>> START Provided data

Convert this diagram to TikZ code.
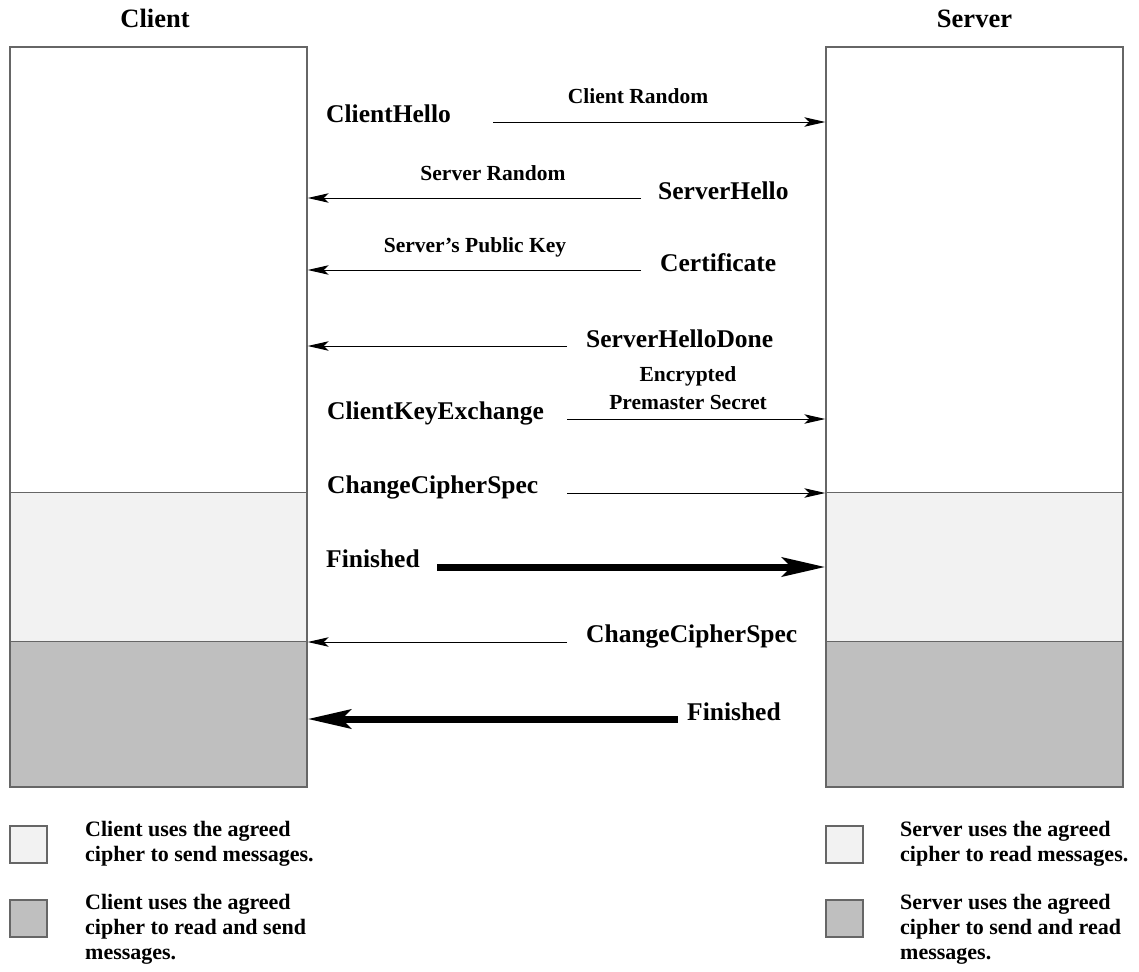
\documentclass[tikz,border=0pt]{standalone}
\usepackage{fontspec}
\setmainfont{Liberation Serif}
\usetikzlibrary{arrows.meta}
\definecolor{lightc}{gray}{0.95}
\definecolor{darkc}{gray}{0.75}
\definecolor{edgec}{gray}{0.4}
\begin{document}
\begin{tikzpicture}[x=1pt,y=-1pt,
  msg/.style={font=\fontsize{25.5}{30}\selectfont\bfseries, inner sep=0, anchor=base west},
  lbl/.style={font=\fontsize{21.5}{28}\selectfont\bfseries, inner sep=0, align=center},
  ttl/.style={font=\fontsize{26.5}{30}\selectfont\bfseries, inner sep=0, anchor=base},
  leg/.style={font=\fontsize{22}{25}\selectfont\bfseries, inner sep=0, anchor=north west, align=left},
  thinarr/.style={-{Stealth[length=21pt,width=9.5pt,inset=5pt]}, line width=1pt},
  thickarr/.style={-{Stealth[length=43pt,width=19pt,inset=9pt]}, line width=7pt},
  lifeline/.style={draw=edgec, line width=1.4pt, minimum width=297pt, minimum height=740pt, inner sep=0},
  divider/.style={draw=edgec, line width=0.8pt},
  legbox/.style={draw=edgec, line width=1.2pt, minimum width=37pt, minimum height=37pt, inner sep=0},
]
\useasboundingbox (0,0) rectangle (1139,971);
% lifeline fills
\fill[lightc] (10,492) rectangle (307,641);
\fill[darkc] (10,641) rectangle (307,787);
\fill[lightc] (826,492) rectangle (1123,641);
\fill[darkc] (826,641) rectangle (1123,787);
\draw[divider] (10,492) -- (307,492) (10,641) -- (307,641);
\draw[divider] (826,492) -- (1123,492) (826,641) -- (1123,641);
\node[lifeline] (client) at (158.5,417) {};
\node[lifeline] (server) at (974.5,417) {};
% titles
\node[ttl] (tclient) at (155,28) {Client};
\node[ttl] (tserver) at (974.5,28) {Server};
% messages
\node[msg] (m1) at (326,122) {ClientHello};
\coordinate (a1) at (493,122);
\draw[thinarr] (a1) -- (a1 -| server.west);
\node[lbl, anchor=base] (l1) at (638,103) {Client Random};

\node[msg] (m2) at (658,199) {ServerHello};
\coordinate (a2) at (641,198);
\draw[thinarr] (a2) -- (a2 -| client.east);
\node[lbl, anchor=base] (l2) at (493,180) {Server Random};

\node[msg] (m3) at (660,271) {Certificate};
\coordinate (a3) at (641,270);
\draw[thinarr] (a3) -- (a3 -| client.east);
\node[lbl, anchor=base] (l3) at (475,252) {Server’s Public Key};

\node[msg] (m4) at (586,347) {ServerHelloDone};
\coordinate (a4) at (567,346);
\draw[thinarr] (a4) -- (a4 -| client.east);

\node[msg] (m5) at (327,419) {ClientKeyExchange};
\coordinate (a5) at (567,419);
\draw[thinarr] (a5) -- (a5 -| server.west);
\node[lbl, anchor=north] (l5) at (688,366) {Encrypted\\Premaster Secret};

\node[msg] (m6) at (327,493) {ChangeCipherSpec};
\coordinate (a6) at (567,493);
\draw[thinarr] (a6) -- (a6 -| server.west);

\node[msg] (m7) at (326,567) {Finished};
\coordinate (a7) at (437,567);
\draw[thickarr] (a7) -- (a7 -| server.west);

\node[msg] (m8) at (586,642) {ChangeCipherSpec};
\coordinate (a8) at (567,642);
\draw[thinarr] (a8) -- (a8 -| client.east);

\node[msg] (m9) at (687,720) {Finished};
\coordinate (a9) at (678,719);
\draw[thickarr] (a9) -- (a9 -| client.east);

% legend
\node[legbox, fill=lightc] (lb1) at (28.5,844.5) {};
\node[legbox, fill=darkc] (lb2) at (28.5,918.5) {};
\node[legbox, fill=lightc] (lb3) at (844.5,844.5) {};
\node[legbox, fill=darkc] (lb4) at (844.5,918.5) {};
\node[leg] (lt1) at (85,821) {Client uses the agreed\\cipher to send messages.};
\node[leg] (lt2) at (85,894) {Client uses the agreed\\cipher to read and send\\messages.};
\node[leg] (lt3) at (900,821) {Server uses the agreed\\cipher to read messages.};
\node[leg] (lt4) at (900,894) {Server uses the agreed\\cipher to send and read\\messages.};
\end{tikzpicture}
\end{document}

>> END Provided data
>> START Provided data

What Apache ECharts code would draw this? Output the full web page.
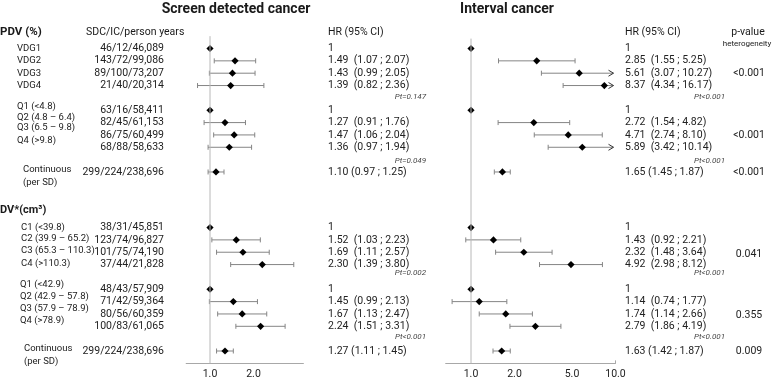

>> END Provided data

__Aim__
From the entries above, extract each line containing "this".

__Correct response__
Convert this diagram to TikZ code.
What Apache ECharts code would draw this? Output the full web page.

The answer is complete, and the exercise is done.